First of all, a giant percentage of them are assholes and/or douchebags (shocker, I know), which means we had ugly breakups, which aren't very conducive to any sort of communication or friendship afterwards.
Secondly, I keep a pretty tight circle around me of people that I trust and enjoy spending time with, so I usually write off anyone that I used to date. Obviously, if you couldn't keep me as a girlfriend I see little reason to keep you as a friend.
On the few occasions that I have been able to be friends with an ex, it usually took many years for us to get past any weirdness and just be pals.
But I am now wondering about this policy because I saw an ex this past weekend that I still care for deeply, and it was a relief that we could be together again without awkwardness (for the most part), and fall back into the rhythm we had before we started dating.
And it was really nice to know that I can still keep him in my life, that he's still there for me. After all, he was a major part of my life for a period of time, he knows me better than a lot of people out there, he gets me, and he accepts me for who I am. I've found that people like that, outside of relatives who have no choice but to love you, are few and far between.
But on the other hand, things aren't quite the same as they were between us when we were friends before our relationship. Back then, I would talk to him about the guys I was dating and ask him for guy advice. And we had no problem joking to each other about every topic under the sun, including inappropriate ones like sex.
Now, there could not be a topic more off-limits than sex and other people. Even seemingly innocuous jokes told by third-party friends made me blush with embarrassment. Which is entirely out of character for me. Totes bizarre.
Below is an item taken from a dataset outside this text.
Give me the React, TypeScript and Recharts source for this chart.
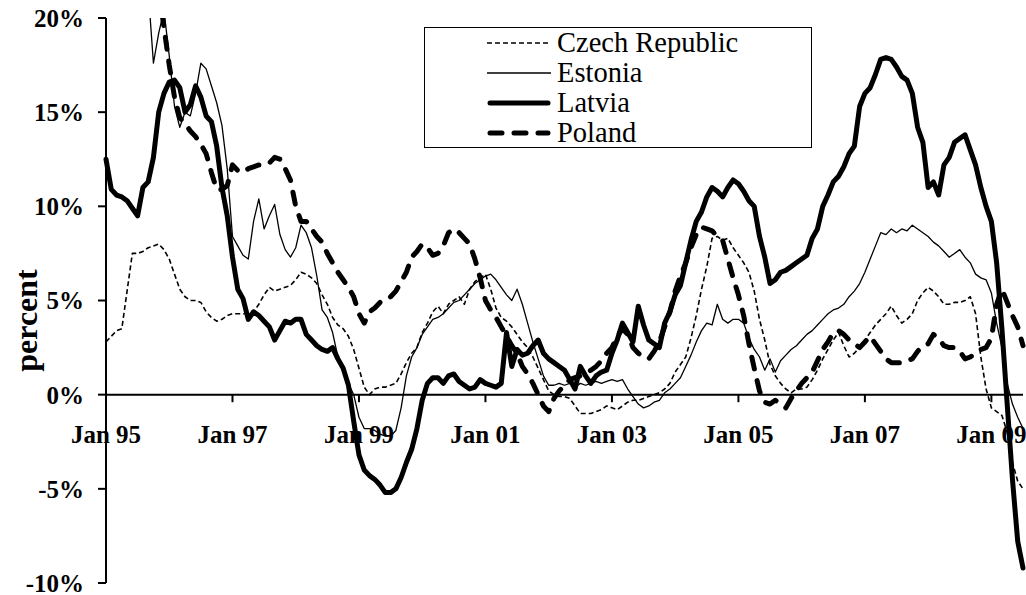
import React from 'react';
import { LineChart, Line, XAxis, YAxis, ReferenceLine, ReferenceDot, Legend } from 'recharts';

// month index 0 = Jan 95 ... 174 = Jul 09
const months = Array.from({ length: 175 }, (_, i) => i);

const xTickMonths = [0, 24, 48, 72, 96, 120, 144, 168];
const xTickLabels = ['Jan 95', 'Jan 97', 'Jan 99', 'Jan 01', 'Jan 03', 'Jan 05', 'Jan 07', 'Jan 09'];
const yTicks = [-10, -5, 0, 5, 10, 15, 20];

const czech = [
  2.8, 3.1, 3.4, 3.5, 5.5, 7.5, 7.5, 7.6, 7.8, 7.9, 8.0, 7.7,
  7.2, 6.4, 5.6, 5.2, 5.0, 5.0, 4.9, 4.4, 4.1, 3.9, 4.0, 4.2,
  4.3, 4.3, 4.3, 4.3, 4.4, 4.8, 5.3, 5.7, 5.5, 5.6, 5.7, 5.8,
  6.1, 6.5, 6.4, 6.2, 5.9, 5.3, 4.8, 4.1, 3.7, 3.5, 3.1, 2.4,
  1.4, 0.4, 0.0, 0.3, 0.4, 0.4, 0.5, 0.6, 1.1, 1.7, 2.2, 2.5,
  3.3, 3.8, 4.4, 4.7, 4.3, 4.8, 5.0, 5.2, 4.8, 5.6, 6.0, 6.2,
  6.4, 5.6, 4.6, 4.1, 3.9, 3.6, 3.2, 2.8, 2.5, 2.0, 1.4, 0.8,
  0.2, 0.0, -0.1, -0.1, -0.2, -0.6, -1.0, -1.0, -1.0, -0.9, -0.8, -0.6,
  -0.7, -0.8, -0.6, -0.4, -0.3, -0.3, -0.2, -0.1, 0.0, 0.1, 0.3, 0.6,
  1.2, 1.6, 2.0, 3.0, 4.2, 5.6, 6.8, 8.3, 8.4, 8.2, 8.3, 7.8,
  7.4, 7.0, 6.5, 5.5, 4.0, 2.9, 1.6, 1.0, 0.6, 0.3, 0.1, 0.3,
  0.3, 0.4, 0.8, 1.3, 1.9, 2.4, 2.9, 3.3, 2.6, 2.0, 2.2, 2.5,
  2.9, 3.3, 3.7, 4.0, 4.3, 4.7, 4.2, 3.8, 4.0, 4.3, 5.0, 5.4,
  5.7, 5.5, 5.2, 4.8, 4.8, 4.9, 4.9, 5.0, 5.2, 4.3, 2.0, 0.3,
  -0.7, -0.9, -1.1, -2.0, -3.6, -4.6, -5.0,
];

const estonia = [
  null, null, null, null, null, null, null, null, 21.5, 17.6, 19.2, 20.4,
  18.0, 15.3, 14.2, 15.0, 14.8, 16.0, 17.6, 17.3, 16.4, 15.5, 14.3, 12.0,
  8.4, 7.9, 7.4, 7.2, 9.2, 10.4, 8.8, 9.5, 10.1, 8.5, 7.7, 7.3,
  7.8, 9.0, 8.6, 7.8, 6.3, 4.5, 4.1, 3.3, 2.0, 1.3, 0.6, 0.0,
  -1.2, -1.8, -1.8, -1.9, -2.1, -2.2, -2.2, -1.9, -0.7, 1.0, 2.0, 2.5,
  3.2, 3.6, 4.0, 4.1, 4.3, 4.6, 4.9, 5.0, 5.3, 5.6, 5.9, 6.1,
  6.3, 6.4, 6.1, 5.7, 5.3, 5.0, 5.6, 4.8, 3.8, 2.8, 1.9, 1.0,
  0.5, 0.5, 0.6, 0.5, 0.6, 0.4, 0.6, 0.5, 0.6, 0.7, 0.6, 0.7,
  0.8, 0.7, 0.8, 0.3, -0.1, -0.5, -0.7, -0.6, -0.4, -0.3, 0.1, 0.3,
  0.6, 0.9, 1.5, 2.1, 2.8, 3.4, 3.8, 3.7, 4.8, 4.0, 3.8, 4.0,
  4.0, 3.8, 3.0, 2.4, 2.0, 1.3, 1.9, 1.2, 1.8, 2.1, 2.4, 2.6,
  2.9, 3.2, 3.4, 3.7, 4.0, 4.3, 4.5, 4.6, 4.8, 5.2, 5.5, 5.9,
  6.5, 7.2, 7.9, 8.6, 8.5, 8.8, 8.6, 8.8, 8.7, 9.0, 8.8, 8.6,
  8.4, 8.1, 7.9, 7.6, 7.3, 7.5, 7.7, 7.3, 7.0, 6.4, 6.2, 6.1,
  5.4, 3.8, 2.5, 0.6, -0.5, -1.2, -1.8,
];

const latvia = [
  12.5, 10.9, 10.6, 10.5, 10.3, 9.9, 9.5, 11.0, 11.3, 12.6, 15.0, 16.0,
  16.6, 16.7, 16.3, 15.0, 15.4, 16.4, 15.8, 14.8, 14.5, 13.2, 11.0, 9.5,
  7.3, 5.6, 5.1, 4.0, 4.4, 4.2, 3.9, 3.6, 2.9, 3.4, 3.9, 3.8,
  4.0, 4.0, 3.2, 2.9, 2.6, 2.4, 2.3, 2.5, 1.9, 1.4, 0.5, -1.4,
  -3.2, -4.0, -4.3, -4.5, -4.8, -5.2, -5.2, -5.0, -4.4, -3.6, -2.9, -1.8,
  -0.3, 0.6, 0.9, 0.9, 0.6, 1.0, 1.1, 0.7, 0.5, 0.3, 0.4, 0.8,
  0.6, 0.5, 0.4, 0.6, 3.3, 1.5, 2.4, 2.1, 2.2, 2.6, 2.9, 2.2,
  1.9, 1.7, 1.5, 1.3, 0.8, 0.3, 1.5, 1.0, 0.6, 1.0, 1.2, 1.3,
  2.2, 2.9, 3.8, 3.3, 2.8, 4.7, 3.7, 2.9, 2.7, 2.5, 3.8, 4.4,
  5.3, 5.8, 7.0, 8.2, 9.2, 9.7, 10.5, 11.0, 10.8, 10.5, 11.0, 11.4,
  11.2, 10.8, 10.3, 10.0, 8.4, 7.3, 5.9, 6.1, 6.5, 6.6, 6.8, 7.0,
  7.2, 7.4, 8.3, 8.8, 10.0, 10.6, 11.3, 11.6, 12.1, 12.8, 13.2, 15.3,
  16.0, 16.3, 17.0, 17.8, 17.9, 17.8, 17.4, 16.9, 16.7, 16.0, 14.2, 13.4,
  11.0, 11.3, 10.6, 12.2, 12.6, 13.4, 13.6, 13.8, 13.0, 12.2, 11.0, 10.0,
  9.2, 7.0, 3.5, -0.5, -4.5, -7.8, -9.2,
];

const poland = [
  null, null, null, null, null, null, null, null, null, null, 21.5, 19.5,
  17.5, 15.8, 14.7, 14.4, 14.0, 13.7, 13.3, 12.8, 11.8, 10.9, 10.9, 11.1,
  12.2, 11.9, 11.8, 12.0, 12.1, 12.2, 12.2, 12.3, 12.6, 12.5, 12.0, 11.4,
  10.0, 9.2, 9.2, 8.8, 8.4, 8.1, 7.5, 7.0, 6.5, 6.1, 5.7, 5.2,
  4.3, 3.8, 4.4, 4.6, 4.9, 5.0, 5.2, 5.5, 6.0, 6.5, 7.3, 7.6,
  8.0, 7.8, 7.4, 7.5, 7.9, 8.6, 8.8, 8.6, 8.3, 8.0, 7.2, 6.2,
  5.0, 4.5, 4.1, 3.6, 3.1, 2.6, 2.2, 1.5, 1.1, 0.6, 0.0, -0.6,
  -0.9, -0.2, 0.2, 0.5, 0.8, 0.9, 1.0, 1.1, 1.3, 1.5, 1.8, 2.2,
  2.5, 3.1, 3.5, 3.2, 2.5, 2.2, 2.0, 1.9, 2.3, 2.8, 3.6, 4.4,
  5.5, 6.3, 7.0, 7.8, 8.5, 8.9, 8.8, 8.7, 8.4, 8.2, 7.2, 6.2,
  5.3, 4.2, 2.7, 1.4, 0.2, -0.4, -0.5, -0.3, -0.5, -0.7, -0.2, 0.2,
  0.6, 0.9, 1.2, 1.8, 2.4, 2.8, 3.3, 3.4, 3.2, 2.9, 2.7, 2.5,
  2.8, 3.1, 2.7, 2.3, 1.9, 1.7, 1.7, 1.7, 1.8, 1.9, 2.3, 2.6,
  2.7, 3.2, 3.0, 2.6, 2.5, 2.5, 2.3, 1.9, 2.0, 2.2, 2.4, 2.5,
  3.0, 4.8, 5.6, 4.9, 4.2, 3.6, 2.6,
];

const data = months.map((m, i) => ({
  m,
  cz: czech[i],
  ee: estonia[i],
  lv: latvia[i],
  pl: poland[i],
}));

const FONT = '"Liberation Serif", "Times New Roman", serif';

const series = [
  { key: 'cz', name: 'Czech Republic', width: 1.6, dash: '5 3', cap: 'butt' },
  { key: 'ee', name: 'Estonia', width: 1.3, dash: undefined, cap: 'butt' },
  { key: 'lv', name: 'Latvia', width: 5, dash: undefined, cap: 'round' },
  { key: 'pl', name: 'Poland', width: 5, dash: '12 12', cap: 'round' },
];

const LegendBox = () => (
  <div
    style={{
      width: 388,
      height: 121,
      border: '1.5px solid #000',
      boxSizing: 'border-box',
      background: '#fff',
      fontFamily: FONT,
    }}
  >
    {series.map((s) => (
      <div key={s.key} style={{ display: 'flex', alignItems: 'center', height: 30 }}>
        <svg width={70} height={30} style={{ marginLeft: 62, flex: 'none' }}>
          <line
            x1={s.cap === 'round' ? 3 : 0}
            x2={s.cap === 'round' ? 61 : 64}
            y1={15}
            y2={15}
            stroke="#000"
            strokeWidth={s.width}
            strokeDasharray={s.dash}
            strokeLinecap={s.cap as any}
          />
        </svg>
        <span style={{ fontSize: 28.5, lineHeight: '30px', color: '#000' }}>{s.name}</span>
      </div>
    ))}
  </div>
);

export default function App() {
  return (
    <div style={{ position: 'absolute', left: 0, top: 0, width: 1026, height: 595, background: '#fff' }}>
      <LineChart
        width={1026}
        height={595}
        data={data}
        margin={{ top: 18, right: 3, bottom: 12, left: 0 }}
      >
        <XAxis type="number" dataKey="m" domain={[0, 174]} hide />
        <YAxis
          domain={[-10, 20]}
          ticks={yTicks}
          allowDataOverflow
          interval={0}
          width={106}
          tickFormatter={(v: number) => `${v}%`}
          axisLine={{ stroke: '#000', strokeWidth: 2 }}
          tickLine={{ stroke: '#000', strokeWidth: 2 }}
          tickSize={8}
          tickMargin={14}
          tick={{ fill: '#000', fontSize: 25, fontWeight: 'bold', fontFamily: FONT }}
          label={{
            value: 'percent',
            angle: -90,
            position: 'center',
            dx: -27,
            dy: 20,
            fill: '#000',
            fontSize: 32,
            fontWeight: 'bold',
            fontFamily: FONT,
          }}
        />
        <ReferenceLine y={0} stroke="#000" strokeWidth={2} />
        {xTickMonths.map((m) => (
          <ReferenceLine
            key={`t${m}`}
            segment={[{ x: m, y: 0 }, { x: m, y: -0.4 }]}
            stroke="#000"
            strokeWidth={2}
          />
        ))}
        {xTickMonths.map((m, i) => (
          <ReferenceDot
            key={`l${m}`}
            x={m}
            y={0}
            r={0}
            fill="none"
            stroke="none"
            label={{
              value: xTickLabels[i],
              position: 'bottom',
              offset: 31,
              fill: '#000',
              fontSize: 25,
              fontWeight: 'bold',
              fontFamily: FONT,
            }}
          />
        ))}
        <Legend
          layout="vertical"
          align="center"
          verticalAlign="middle"
          content={() => <LegendBox />}
          wrapperStyle={{ left: 424, top: 27, width: 388 }}
        />
        {series.map((s) => (
          <Line
            key={s.key}
            type="linear"
            dataKey={s.key}
            name={s.name}
            stroke="#000"
            strokeWidth={s.width}
            strokeDasharray={s.dash}
            strokeLinecap={s.cap as any}
            strokeLinejoin="round"
            dot={false}
            activeDot={false}
            isAnimationActive={false}
          />
        ))}
      </LineChart>
    </div>
  );
}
Worse, whenever I found myself about to tell him a funny story about something that happened, but I realized I was about to talk about someone I had dated since him, I found myself stumbling over my words as if I had something to hide.
From the people I know who do manage to remain friends with their exes, the key is being able to talk about these things and be honest with one another. But for some reason, I can't wrap my head around this. I worry that it's too hurtful and uncomfortable, but maybe in this case it's just too soon.
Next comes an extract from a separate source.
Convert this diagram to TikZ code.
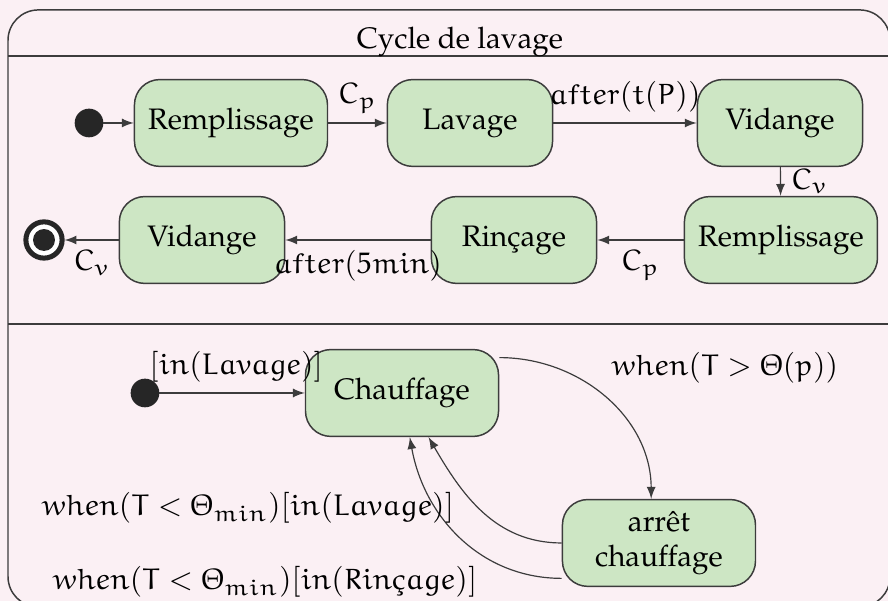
\documentclass[tikz,border=0pt]{standalone}
\usepackage[T1]{fontenc}
\usepackage{mathpazo}
\DeclareMathAlphabet{\eu}{U}{eur}{m}{n}
\usepackage{tikz}
\usetikzlibrary{arrows,shapes,calc,positioning}
\definecolor{rosePale}{RGB}{251,240,244}
\definecolor{vertEtat}{RGB}{205,230,196}
\definecolor{grisTrait}{RGB}{60,60,60}
\tikzstyle{edge}    =[->, >=latex, line width=0.4pt, draw=grisTrait]
\tikzstyle{etat}    =[rectangle, rounded corners=0.3cm, draw=grisTrait,
                      fill=vertEtat, line width=0.5pt, minimum width=1.96cm,
                      minimum height=1.03cm, inner sep=2pt, align=center]
\tikzstyle{Betat}   =[etat, minimum width=2.29cm]
\tikzstyle{initEtat}=[circle, fill=black!85, minimum size=0.34cm,
                      inner sep=0pt, outer sep=0pt]
\tikzstyle{finEtat} =[circle, draw=black!85, line width=1.7pt, fill=white,
                      minimum size=0.43cm, inner sep=0pt,
                      path picture={\fill[black!85] (path picture bounding box.center) circle (0.13cm);}]
\begin{document}
\begin{tikzpicture}
    \useasboundingbox (0,0) rectangle (10.534,7.129);
    \clip (0,0) rectangle (10.534,7.129);
    \fill[rosePale] (0,0) rectangle (10.534,7.129);

    % etat composite
    \draw[grisTrait, line width=0.5pt, rounded corners=0.36cm] (0.095,-0.071) rectangle (10.558,7.011);
    \draw[grisTrait, line width=0.5pt] (0.095,6.465) -- (10.558,6.465);
    \draw[grisTrait, line width=0.5pt] (0.095,3.286) -- (10.558,3.286);
    \draw (5.457,6.631) node (titre) {Cycle de lavage};

    % region du haut
    \draw (1.056,5.670) node (i1) [initEtat] {};
    \draw (2.740,5.670) node (r1) [Betat] {Remplissage};
    \draw (5.575,5.670) node (lav) [etat] {Lavage};
    \draw (9.253,5.670) node (v1) [etat] {Vidange};
    \draw (9.264,4.282) node (r2) [Betat] {Remplissage};
    \draw (6.097,4.282) node (rin) [etat] {Rin\c{c}age};
    \draw (2.396,4.282) node (v2) [etat] {Vidange};
    \draw (0.522,4.282) node (fin) [finEtat] {};

    \draw[edge] (i1) -- (r1);
    \draw[edge] (r1) -- node[above] {$\eu{C_p}$} (lav);
    \draw[edge] (lav) -- node[above] {$\eu{after(t(P))}$} (v1);
    \draw[edge] (v1) -- node[right] {$\eu{C_v}$} (r2);
    \draw[edge] (r2) -- node[below] {$\eu{C_p}$} (rin);
    \draw[edge] (rin) -- node[below] {$\eu{after(5min)}$} (v2);
    \draw[edge] (v2) -- node[below] {$\eu{C_v}$} (fin);

    % region du bas
    \draw (1.720,2.467) node (i2) [initEtat] {};
    \draw (4.769,2.467) node (ch) [Betat] {Chauffage};
    \draw (7.817,0.688) node (ar) [Betat] {arr\^et\\chauffage};

    \draw[edge] (i2) -- node[above, xshift=0.05cm] {$[\eu{in(Lavage)}]$} (ch);
    \draw[edge] (ch.20) to[out=0, in=90] (ar.100);
    \draw[edge] (ar.west) to[out=180, in=-60] (ch.-59);
    \draw[edge] (ar.200) to[out=180, in=-80] (ch.-80);

    \draw (8.600,2.764) node (lblChaud) {$\eu{when(T}>\eu{\Theta(p))}$};
    \draw (2.942,1.103) node (lblLav) {$\eu{when(T}<\eu{\Theta_{min})}[\eu{in(Lavage)}]$};
    \draw (3.144,0.225) node (lblRin) {$\eu{when(T}<\eu{\Theta_{min})}[\eu{in(Rin\mbox{\c{c}}age)}]$};
\end{tikzpicture}
\end{document}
Or perhaps, it's because given the circumstances under which we ended our relationship, it's not entirely out of the question that someday we get back together. And if this were to happen, I'm sure he wouldn't want to know about my escapades during the time we were apart.
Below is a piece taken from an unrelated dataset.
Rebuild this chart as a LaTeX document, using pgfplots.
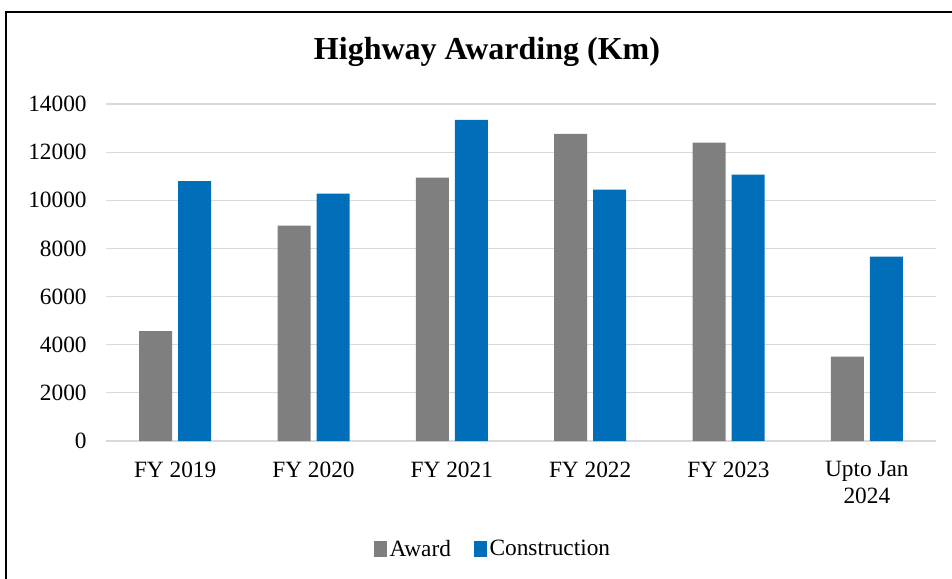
\documentclass[border=0pt]{standalone}
\usepackage{fontspec}
\setmainfont{Liberation Serif}
\usepackage{pgfplots}
\pgfplotsset{compat=1.18}
\definecolor{award}{HTML}{7F7F7F}
\definecolor{constr}{HTML}{006EB9}
\definecolor{gridc}{HTML}{D9D9D9}
\begin{document}
\begin{tikzpicture}
\useasboundingbox (0pt,0pt) rectangle (714pt,433.5pt);
\draw[line width=1.5pt] (4.5pt,-1pt) -- (4.5pt,424.5pt) -- (715pt,424.5pt);
\node[font=\bfseries\fontsize{24}{29}\selectfont] at (365.25pt,394.5pt) {Highway Awarding (Km)};
\begin{axis}[
  at={(79.5pt,102.75pt)}, anchor=south west,
  scale only axis, width=622.5pt, height=252.75pt,
  xmin=-0.5, xmax=5.5, ymin=0, ymax=14000,
  xtick={0,1,2,3,4,5},
  xticklabels={FY 2019,FY 2020,FY 2021,FY 2022,FY 2023,{Upto Jan\\2024}},
  ytick={0,2000,...,14000},
  scaled y ticks=false,
  /pgf/number format/assume math mode=true,
  /pgf/number format/1000 sep={},
  tick label style={font=\fontsize{17.5}{20}\selectfont},
  xticklabel style={align=center, anchor=north, yshift=-12pt},
  yticklabel style={xshift=-11pt},
  major tick length=0pt,
  axis line style={draw=none},
  ymajorgrids, grid style={gridc, line width=0.9pt},
  ybar=4.5pt, bar width=24.75pt,
  legend style={at={(0.4665,-0.3205)}, anchor=center, draw=none, fill=none,
    legend columns=2, font=\fontsize{17.5}{20}\selectfont,
    /tikz/every even column/.append style={column sep=15pt}},
  legend image code/.code={\fill[#1] (0pt,-6pt) rectangle (10pt,6pt);},
  legend cell align=left,
]
\addplot[fill=award, draw=none] coordinates {(0,4560) (1,8950) (2,10940) (3,12760) (4,12400) (5,3510)};
\addplot[fill=constr, draw=none] coordinates {(0,10800) (1,10280) (2,13340) (3,10440) (4,11070) (5,7660)};
\legend{Award, Construction}
\end{axis}
\end{tikzpicture}
\end{document}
Nor would it be very fair not to disclose to him important details about what I've been up to. Which leaves me in a bit of a quandary, but I'll worry about that when the time comes; there's little point in stressing about it now.
In the meantime, I am collecting tips from people who have managed to maintain positive, healthy friendships with their exes after a breakup. Because I have a newfound respect for those who manage to pull that off. Props!